Codeforces Round #260 (Div. 2) A. Laptops

A. Laptops

time limit per test

1 second

memory limit per test

256 megabytes

input

standard input

output

standard output

One day Dima and Alex had an argument about the price and quality of laptops. Dima thinks that the more expensive a laptop is, the better it is. Alex disagrees. Alex thinks that there are two laptops, such that the price of the first laptop is less (strictly smaller) than the price of the second laptop but the quality of the first laptop is higher (strictly greater) than the quality of the second laptop.

Please, check the guess of Alex. You are given descriptions of n laptops. Determine whether two described above laptops exist.

Input

The first line contains an integer n (1 ≤ n ≤ 10⁵) — the number of laptops.

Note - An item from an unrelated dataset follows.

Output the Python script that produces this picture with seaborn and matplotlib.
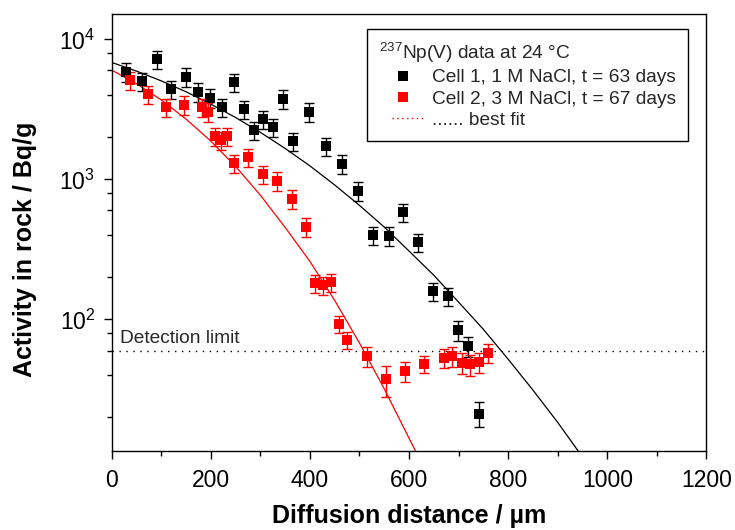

Next n lines contain two integers each, a_i and b_i (1 ≤ a_i, b_i ≤ n), where a_i is the price of the i-th laptop, and b_i is the number that represents the quality of the i-th laptop (the larger the number is, the higher is the quality).

All a_i are distinct. All b_i are distinct.

Output

If Alex is correct, print "Happy Alex", otherwise print "Poor Alex" (without the quotes).

Examples

Input

2
1 2
2 1

Output

Happy Alex


题意：n个手机，有价格和质量，问是否存在两个手机，其中一个价格低于另一个，但是质量大于另一个

思路：排序扫一下就好了




ac代码：
#include<stdio.h>
#include<math.h>
#include<string.h>
#include<stack>
#include<set>
#include<queue>
#include<vector>
#include<iostream>
#include<algorithm>
#define MAXN 1010000
#define LL long long
#define ll __int64
#define INF 0xfffffff
#define mem(x) memset(x,0,sizeof(x))
#define PI acos(-1)
#define eps 1e-8
using namespace std;
ll gcd(ll a,ll b){return b?gcd(b,a%b):a;}
ll lcm(ll a,ll b){return a/gcd(a,b)*b;}
ll powmod(ll a,ll b,ll MOD){ll ans=1;while(b){if(b%2)ans=ans*a%MOD;a=a*a%MOD;b/=2;}return ans;}
double dpow(double a,ll b){double ans=1.0;while(b){if(b%2)ans=ans*a;a=a*a;b/=2;}return ans;}
//head
struct s
{
	int a,b;
}p[MAXN];
bool cmp(s aa,s bb)
{
	if(aa.a==bb.a)
	return aa.b>bb.b;
	return aa.a>bb.a;
}
int main()
{
	int n,i;
	while(scanf("%d",&n)!=EOF)
	{
		for(i=0;i<n;i++)
		scanf("%d%d",&p[i].a,&p[i].b);
		sort(p,p+n,cmp);
		s k;
		int bz=0,flag=0;
		for(i=0;i<n;i++)
		{
			if(flag==0)
			flag=1,k=p[i];
			else
			{
				if(p[i].b>k.b)
				{
					bz=1;
					break;
				}
				else
				k=p[i];
			}
		}
		if(bz)
		printf("Happy Alex\n");
		else
		printf("Poor Alex\n");
	}
	return 0;
}